Closed bob-carpenter closed 10 years ago
More from Ben from the mailing list, in response to Asim:
Here is another prior on Covariance matrices that you may find useful.
http://www.uow.edu.au/~mwand/wispap.pdf
Thanks. The authors sent the first draft of that paper to us for comments a few months ago and it is even better now. That said, I'm not sure it is especially applicable to Stan. One of the virtues of that distribution is that stuff is conjugate so it is easy to use in a Gibbs sampler. There is nothing wrong with using conjugate priors in Stan if they correspond to your prior beliefs, but they don't yield any computational benefits for a HMC sampler.
The other thing is that the authors claim that the fact that the correlations are all marginally uniform for a certain choice of a hyperparameter is a good thing. To me, this is a bad thing because marginally uniform correlations are jointly non-uniform in an extreme and implausible way, where the density is concentrated in the corners of the admissible parameter space so that the correlation matrix is almost singular. I much prefer the lkj_corr prior for correlation matrices, which for the default value of its hyperparameter is jointly uniform over correlation matrices of a given size (and for what it is worth, implies that the correlations are marginally beta distributed after a shift-and-scale). Then you could put half-t priors (or something else) on the standard deviations and go from there.
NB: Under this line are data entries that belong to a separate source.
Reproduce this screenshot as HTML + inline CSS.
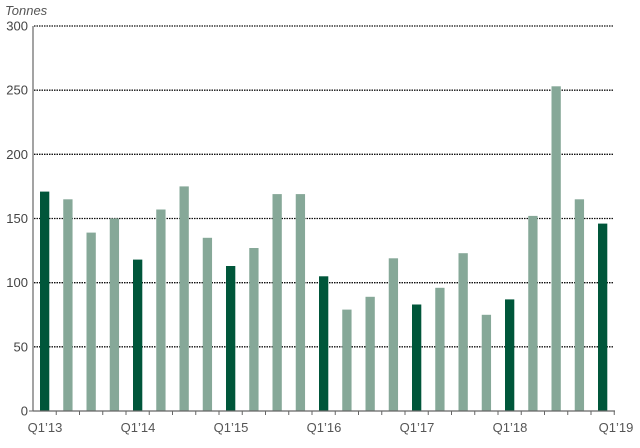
<!DOCTYPE html><html><head><style>body{margin:0;background:#fff}</style></head><body>
<svg width="640" height="443" xmlns="http://www.w3.org/2000/svg" font-family="Liberation Sans, sans-serif" font-size="13" fill="#444">
<text x="5" y="15" font-style="italic" fill="#555">Tonnes</text>
<g text-anchor="end">
<text x="28" y="415.5">0</text><text x="28" y="351.3">50</text><text x="28" y="287.2">100</text><text x="28" y="223">150</text><text x="28" y="158.8">200</text><text x="28" y="94.7">250</text><text x="28" y="30.5">300</text>
</g>
<g stroke="#111" stroke-width="1.3" stroke-dasharray="1.5,1">
<line x1="34" x2="614" y1="346.8" y2="346.8"/><line x1="34" x2="614" y1="282.7" y2="282.7"/><line x1="34" x2="614" y1="218.5" y2="218.5"/><line x1="34" x2="614" y1="154.3" y2="154.3"/><line x1="34" x2="614" y1="90.2" y2="90.2"/><line x1="34" x2="614" y1="26" y2="26"/>
</g>
<g fill="#86a898">
<rect x="63.25" y="199.3" width="9.3" height="211.7"/>
<rect x="86.5" y="232.6" width="9.3" height="178.4"/>
<rect x="109.75" y="218.5" width="9.3" height="192.5"/>
<rect x="156.25" y="209.5" width="9.3" height="201.5"/>
<rect x="179.5" y="186.4" width="9.3" height="224.6"/>
<rect x="202.75" y="237.8" width="9.3" height="173.2"/>
<rect x="249.25" y="248" width="9.3" height="163"/>
<rect x="272.5" y="194.1" width="9.3" height="216.9"/>
<rect x="295.75" y="194.1" width="9.3" height="216.9"/>
<rect x="342.25" y="309.6" width="9.3" height="101.4"/>
<rect x="365.5" y="296.8" width="9.3" height="114.2"/>
<rect x="388.75" y="258.3" width="9.3" height="152.7"/>
<rect x="435.25" y="287.8" width="9.3" height="123.2"/>
<rect x="458.5" y="253.2" width="9.3" height="157.8"/>
<rect x="481.75" y="314.8" width="9.3" height="96.2"/>
<rect x="528.25" y="215.9" width="9.3" height="195.1"/>
<rect x="551.5" y="86.3" width="9.3" height="324.7"/>
<rect x="574.75" y="199.3" width="9.3" height="211.7"/>
</g>
<g fill="#00563a">
<rect x="40" y="191.6" width="9.3" height="219.4"/>
<rect x="133" y="259.6" width="9.3" height="151.4"/>
<rect x="226" y="266" width="9.3" height="145"/>
<rect x="319" y="276.3" width="9.3" height="134.7"/>
<rect x="412" y="304.5" width="9.3" height="106.5"/>
<rect x="505" y="299.4" width="9.3" height="111.6"/>
<rect x="598" y="223.6" width="9.3" height="187.4"/>
</g>
<g text-anchor="middle" fill="#555">
<text x="45" y="432">Q1’13</text><text x="138" y="432">Q1’14</text><text x="231" y="432">Q1’15</text><text x="324" y="432">Q1’16</text><text x="417" y="432">Q1’17</text><text x="510" y="432">Q1’18</text><text x="616" y="432">Q1’19</text>
</g>
<path stroke="#666" stroke-width="1" fill="none" d="M56.25 411v4M79.5 411v4M102.75 411v4M126 411v4M149.25 411v4M172.5 411v4M195.75 411v4M219 411v4M242.25 411v4M265.5 411v4M288.75 411v4M312 411v4M335.25 411v4M358.5 411v4M381.75 411v4M405 411v4M428.25 411v4M451.5 411v4M474.75 411v4M498 411v4M521.25 411v4M544.5 411v4M567.75 411v4M591 411v4M614.25 411v4M29 411h4"/>
<line x1="33" x2="33" y1="26" y2="411" stroke="#666" stroke-width="1.2"/>
<line x1="33" x2="615" y1="411" y2="411" stroke="#666" stroke-width="1.2"/>
</svg></body></html>
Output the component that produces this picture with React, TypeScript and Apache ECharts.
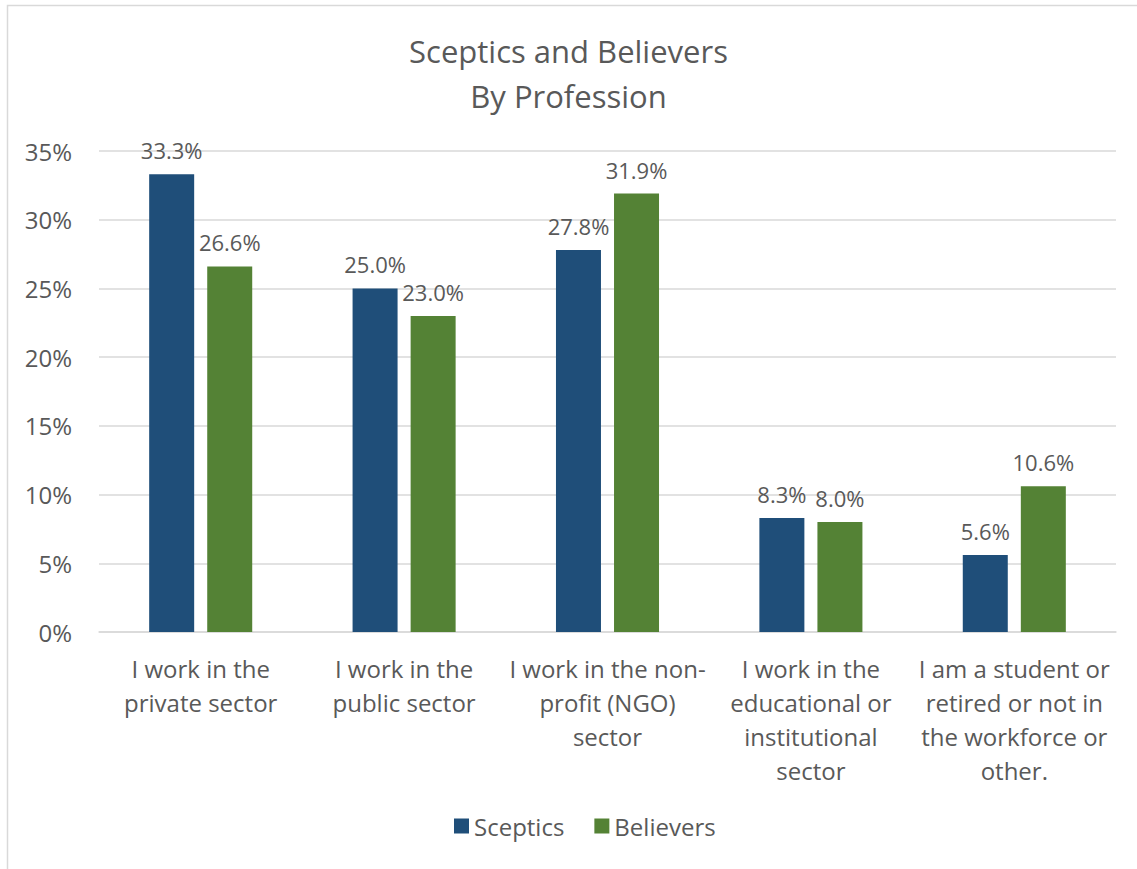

More from Ben on stan-users.
This variance-covariance matrix
[,1] [,2] [,3]
[1,] 2 1 -1
[2,] 1 2 1
[3,] -1 1 2
is positive semi-definite with rank 2. To use it with Stan, it depends on whether the multivariate normal distribution pertains to a likelihood or a prior. If it is a likelihood, you can use any two rows and columns of it to model data vectors of length 2. If it is a prior, then the best thing to do would be to calculate its Cholesky factor with pivoting (see help(chol) in R). In your case, L works out to
[,1] [,2] [,3]
[1,] 1.4142136 0.000000 0
[2,] 0.7071068 1.224745 0
[3,] -0.7071068 1.224745 0
If you declare z to be a vector of length 3 in the parameters block and put iid standard normal priors on its elements, then
L * z
is distributed multivariate normal with mean vector zero and the above variance-covariance matrix. At that point, you just have to prove (or hope) that the posterior is proper.M
@bob-carpenter, do you still need this note or can we kill the issue?
I'm killing this issue as it's just a note we'll deal with later.
P.S. Matt Wand's paper is now here:
http://projecteuclid.org/download/pdfview_1/euclid.ba/1369407559
I'm going to start compiling Ben's comments from the mailing lists, which should go into a chapter on covariance and correlation matrices in the manual.
I assigned the issue to Ben, because he knows the most about this area of Stan and of stat modeling. I'm happy to help write it up, but will need supervision.